Q&A with Ali Brownlee in Abu Dhabi

Exclusive: The Olympic champion to race 10k in America this year


The post-Olympic blues have been put to bed. Alistair Brownlee is back in the multisport saddle and – injury-free – looking forward to the season ahead.


Having finally completed his Masters degree, the 24-year-old is ready for a proper showdown with brother Jonny in the ITU World Series and is serious on the prospect of a 10km qualifying time for the Commonwealth Games.

But first he has the small matter of 100km on a time trial bike in the desert to think about and took five minutes with TIM HEMING to chat it all through…

TH: So, another tough morning training in the heat of the Middle East?

AB:  Actually, I’ve been drag racing on a strip by the Grand Prix circuit. It was really good. The guy I was up against beat me but he told me it’s only because he’d used traction control. I’m hoping to go quite fast round there on Saturday [the Abu Dhabi triathlon uses the Yas Marina track as part of the course] but not quite 180kph.

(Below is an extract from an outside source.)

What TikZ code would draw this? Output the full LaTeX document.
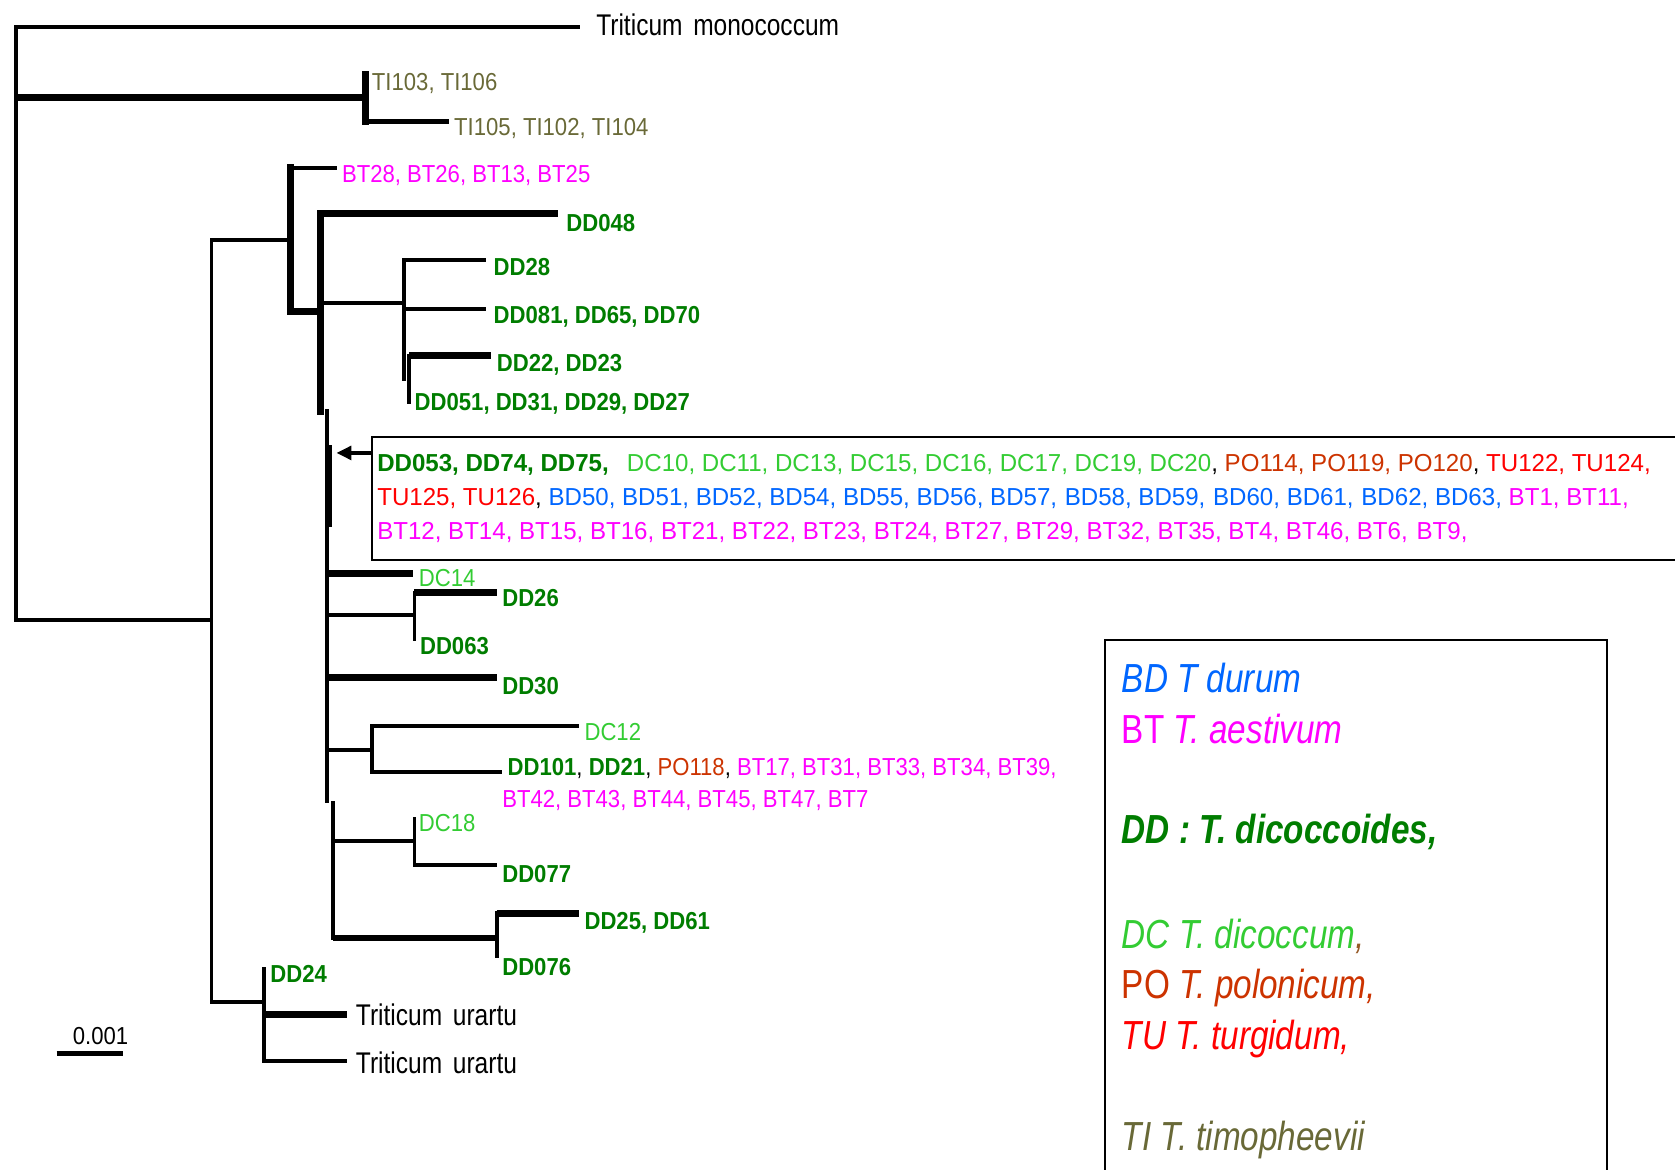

TH: Have you finally flung off the post-Olympic blues?

AB: I struggled for a few weeks after and that’s why I wanted the goal of Des Moines. I then wasn’t sure whether to carry on racing but my appendix [it needed removing] solved that for me.  Then I went to Brazil for a bit of a holiday and by the time I’d done a load of commercial stuff for sponsors it was the best thing in the world to get back to training again.

TH: Was competing in the 5150 Hy-Vee race in Des Moines, Iowa [Alistair blew up on the run and jogged in to finish 14th] a mistake?

AB: I don’t know. I think I got a bit unlucky. I wasn’t quite as fit as I was at the Olympics but I was still going ok. I think combination of not being 100 per cent and the heat was a bit too much.

TH: How has the winter treated you?

AB: I’m not in an air-boot and I’m not on crutches. I just had a bit of a sore knee – so that’s a result! I’m absolutely fine now but took a couple of weeks off over Christmas.

TH: So have you changed your training and dropped the intensity of the running?

AB: I’ve not really changed it as such. I had slightly different view on it. Preparing for this race I rode a bit more and haven’t run as much as I do normally, but after this I will put the mileage back on and try and get fit for San Diego.

TH: You have said you cannot do another four-year cycle as you did into London. Does this still hold?

AB: It’s stressful coming back from injury all the time, I can’t do it like that again. Trying to remain injury free is very important to me. Anyway, whatever happens, I am never going to get the next Olympiad to pan out exactly the same.

TH: What are your thoughts on the 1.5km swim, 100km bike and 10km run Abu Dhabi International Triathlon coming up?

AB: The whole point of going to this race is to have a different goal. It gives me the stimulus to prepare for something different and that’s worked nicely. It’s early in the season, but I feel like I’m in good condition to go and race and enjoy doing something longer.

TH: With the exception of Alexander Bryukhankov (pictured above), who I believe you have only just found out is racing, there are almost no elites competing over the short course. Will it change the race for you?

AB: I knew there would be someone racing, I just didn’t know it was him! It’s quite good, I’m kind of glad about it. When I won the world junior champs in 2006 he was racing then. I think he’ll swim fast and I’ll just be able to hang in. I’m not sure what his pacing will be like on the bike. I think he’ll go out quite hard, but we’ll see after that.

TH: Have you still got a 10km planned for later in the spring?

AB: Yes, I’m looking into how I can do it. I need to get a couple in really. I’ll try one in America at around the same time as San Diego. There’s one in Stanford, which might be a bit early, and a couple more after that. Obviously I need to run some times. They [England Athletics] haven’t published their selection policy yet, but it’ll be 28mins 40-50secs or thereabouts. I’m pretty sure I can run that, but it’s more the case of what other people do. If you get Mo Farah and Chris Thompson, there’s probably a third person who can run faster than I can. It’s more about what other people can do.

Th: And finally, how’s your brother?

AB: He’s good. He’s had a little bit of a niggle, but his training well now. It’ll be good to go head-to- head in the World Series, but, as we know, anything can happen in the next couple of months.